Service Tax on Revenue from the Rental/Lease Charges, Public Admission Fee, issue of Season Tickets and Temporary passes and Car Parking: Since this activity is a service which has been provided by AAI in the Airports/Civil Enclaves, and the same has nexus with the operation and management of Airport/ civil enclaves the same would be taxable under Section 65(105)(zzm). In this regard, Appellant’s plea that car parking areas are outside the Airports/Civil Enclaves is not acceptable as these areas/structures are the areas/structures appertaining to the Airports/Civil Enclaves as the same are connected with the functioning of Airports/Civil Enclaves.

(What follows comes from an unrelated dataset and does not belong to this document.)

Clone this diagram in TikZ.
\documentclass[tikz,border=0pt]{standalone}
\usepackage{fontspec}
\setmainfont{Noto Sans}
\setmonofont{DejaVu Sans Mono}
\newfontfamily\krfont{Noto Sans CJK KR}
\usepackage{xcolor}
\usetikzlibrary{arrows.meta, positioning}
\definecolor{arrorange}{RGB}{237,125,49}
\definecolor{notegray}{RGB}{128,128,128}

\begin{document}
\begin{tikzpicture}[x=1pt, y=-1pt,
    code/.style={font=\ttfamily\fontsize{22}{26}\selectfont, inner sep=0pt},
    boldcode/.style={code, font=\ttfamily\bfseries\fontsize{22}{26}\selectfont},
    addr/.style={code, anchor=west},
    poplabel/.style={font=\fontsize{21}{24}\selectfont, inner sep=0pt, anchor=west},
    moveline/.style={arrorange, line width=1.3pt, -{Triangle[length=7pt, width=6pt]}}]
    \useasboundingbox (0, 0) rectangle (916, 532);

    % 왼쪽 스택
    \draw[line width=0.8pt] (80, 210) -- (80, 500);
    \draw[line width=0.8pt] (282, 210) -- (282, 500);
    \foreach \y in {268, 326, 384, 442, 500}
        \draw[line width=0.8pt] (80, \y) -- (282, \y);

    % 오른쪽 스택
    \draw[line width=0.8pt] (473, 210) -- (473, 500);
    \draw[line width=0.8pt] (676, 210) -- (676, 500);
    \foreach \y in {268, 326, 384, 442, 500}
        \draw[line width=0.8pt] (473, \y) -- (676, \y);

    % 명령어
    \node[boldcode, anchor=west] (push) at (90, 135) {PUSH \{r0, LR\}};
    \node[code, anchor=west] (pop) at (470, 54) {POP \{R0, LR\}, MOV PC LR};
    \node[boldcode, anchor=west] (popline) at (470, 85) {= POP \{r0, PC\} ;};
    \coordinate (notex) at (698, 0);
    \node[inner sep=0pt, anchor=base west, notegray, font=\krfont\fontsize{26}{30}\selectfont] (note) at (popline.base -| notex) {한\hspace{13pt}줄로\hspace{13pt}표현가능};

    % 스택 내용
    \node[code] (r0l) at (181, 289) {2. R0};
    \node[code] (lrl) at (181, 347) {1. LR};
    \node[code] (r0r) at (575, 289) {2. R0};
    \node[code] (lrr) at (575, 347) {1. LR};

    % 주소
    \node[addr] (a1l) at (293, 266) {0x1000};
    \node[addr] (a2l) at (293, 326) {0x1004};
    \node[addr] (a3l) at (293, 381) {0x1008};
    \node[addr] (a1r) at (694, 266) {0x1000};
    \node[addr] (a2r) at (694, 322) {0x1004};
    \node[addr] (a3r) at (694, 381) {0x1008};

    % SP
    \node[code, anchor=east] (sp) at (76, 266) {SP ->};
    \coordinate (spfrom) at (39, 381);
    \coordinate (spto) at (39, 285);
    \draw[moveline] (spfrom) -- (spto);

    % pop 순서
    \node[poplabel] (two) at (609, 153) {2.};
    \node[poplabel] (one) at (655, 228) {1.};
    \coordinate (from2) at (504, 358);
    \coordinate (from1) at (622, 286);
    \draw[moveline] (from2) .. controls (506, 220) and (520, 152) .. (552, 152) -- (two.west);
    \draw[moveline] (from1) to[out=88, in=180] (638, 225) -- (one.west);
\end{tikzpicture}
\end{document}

Service Tax on the amount received by appellant for letting out space in the Airports/Civil Enclaves for display of Hoardings/ Advertisement etc.: It has to be treated as service and would be taxable under section 65 (105)(zzm) as same has been provided by AAI in the Airports/Civil Enclaves. Therefore, the Commissioner’s Order dropping the service tax demand of about Rs.7.05 Crores on the Revenue received by the Appellant from letting out of space at Airports/Civil Enclaves for display of Hoardings etc. is not correct and is set aside and service tax demand on this amount is confirmed.

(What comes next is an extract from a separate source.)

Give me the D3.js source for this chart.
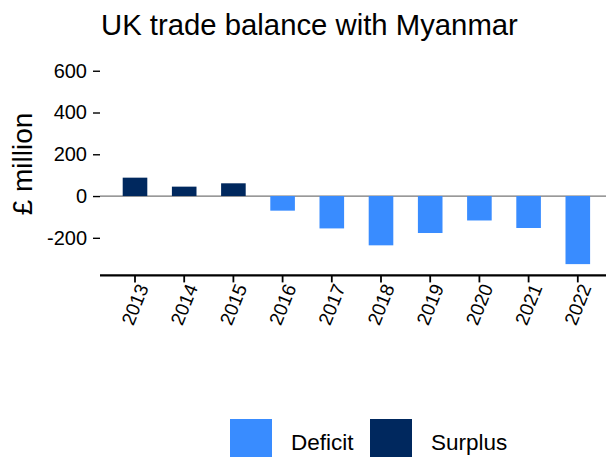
<!DOCTYPE html>
<html>
<head>
<meta charset="utf-8">
<script src="https://cdn.jsdelivr.net/npm/d3@7"></script>
<style>
  body { margin: 0; background: #fff; }
  text { font-family: "Liberation Sans", Arial, sans-serif; fill: #000; }
</style>
</head>
<body>
<script>
var years = ["2013", "2014", "2015", "2016", "2017", "2018", "2019", "2020", "2021", "2022"];
var balance = [88, 45, 61, -70, -155, -236, -177, -117, -153, -326];
var yTicks = [-200, 0, 200, 400, 600];
var legendKeys = ["Deficit", "Surplus"];

var width = 606, height = 457;
var colours = { Deficit: "#398cff", Surplus: "#00285e" };

var svg = d3.select("body").append("svg")
    .attr("width", width)
    .attr("height", height);

// scales
var x = d3.scaleBand()
    .domain(years)
    .range([110.4, 602.4])
    .paddingInner(0.5)
    .paddingOuter(0.25);

var y = d3.scaleLinear()
    .domain([-380, 650])
    .range([275.4, 60.3]);

// title
svg.append("text")
    .attr("x", 101)
    .attr("y", 35)
    .style("font-size", "29.3px")
    .text("UK trade balance with Myanmar");

// y axis label
svg.append("text")
    .attr("transform", "translate(32," + 164 + ") rotate(-90)")
    .attr("text-anchor", "middle")
    .style("font-size", "28px")
    .text("£ million");

// y axis (ticks + labels, no line)
var yAxis = svg.append("g")
    .attr("transform", "translate(100,0)")
    .call(d3.axisLeft(y).tickValues(yTicks).tickSize(7).tickPadding(6)
        .tickFormat(function(d) { return String(d); }));
yAxis.select(".domain").remove();
yAxis.selectAll(".tick line").attr("stroke", "#000").attr("stroke-width", 1.4);
yAxis.selectAll(".tick text")
    .style("font-size", "20px")
    .style("font-family", "'Liberation Sans', Arial, sans-serif")
    .attr("fill", "#000");

// zero line
svg.append("line")
    .attr("x1", 100).attr("x2", width)
    .attr("y1", y(0)).attr("y2", y(0))
    .attr("stroke", "#777")
    .attr("stroke-width", 1.2);

// bars
var data = years.map(function(d, i) { return { year: d, value: balance[i] }; });
svg.selectAll(".bar")
    .data(data)
    .enter().append("rect")
    .attr("class", "bar")
    .attr("x", function(d) { return x(d.year); })
    .attr("width", x.bandwidth())
    .attr("y", function(d) { return y(Math.max(0, d.value)); })
    .attr("height", function(d) { return Math.abs(y(d.value) - y(0)); })
    .attr("fill", function(d) { return d.value < 0 ? colours.Deficit : colours.Surplus; });

// x axis
var xAxis = svg.append("g")
    .attr("transform", "translate(0," + y(-380) + ")")
    .call(d3.axisBottom(x).tickSize(7).tickSizeOuter(0));
xAxis.select(".domain")
    .attr("d", "M100,0H" + width)
    .attr("stroke", "#000")
    .attr("stroke-width", 2.4);
xAxis.selectAll(".tick line").attr("stroke", "#000").attr("stroke-width", 1.8);
xAxis.selectAll(".tick text")
    .style("font-size", "19px")
    .style("font-family", "'Liberation Sans', Arial, sans-serif")
    .attr("fill", "#000")
    .attr("text-anchor", "end")
    .attr("dy", null)
    .attr("y", 0)
    .attr("transform", "translate(14,12) rotate(-68)");

// legend
var legend = svg.append("g");
var legendX = [230, 370];
legendKeys.forEach(function(k, i) {
    legend.append("rect")
        .attr("x", legendX[i])
        .attr("y", 419)
        .attr("width", 42)
        .attr("height", 42)
        .attr("fill", colours[k]);
    legend.append("text")
        .attr("x", legendX[i] + 61)
        .attr("y", 450)
        .style("font-size", "22.5px")
        .text(k);
});
</script>
</body>
</html>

Service Tax demand on miscellaneous income: According to the appellant, this income is from unclaimed earnest money deposit/security deposit, liquidated damage, sale of tender forms, sale of scrap etc. which have nothing to do with provision of service. If this contention of the appellant is correct, service tax demand on this amount would not be sustainable. However, the impugned order does not discuss the Appellant’s plea in respect of miscellaneous income. In view of this, the demand of service tax on the miscellaneous income is set aside and matter remanded to the Commissioner for de-novo adjudication.
Conclusion:
Service tax is chargeable on the Appellant’s revenue from:-
(a) Passenger service fee;
(b) Left luggage facility, rest rooms/retiring rooms facility and supply of trolleys for courier service;
(c)  Renting/leasing of space inside Airports/Civil Enclaves to various Airlines and other persons for their business activity;
(d) Renting of space inside the Airports/Civil Enclaves for various persons for putting up hoardings/advertisements; and
(e) Lump sum amounts received as licence fee from licensees/ concessionaries for operating/managing car parking facility, public admission and issue of season tickets/temporary passes.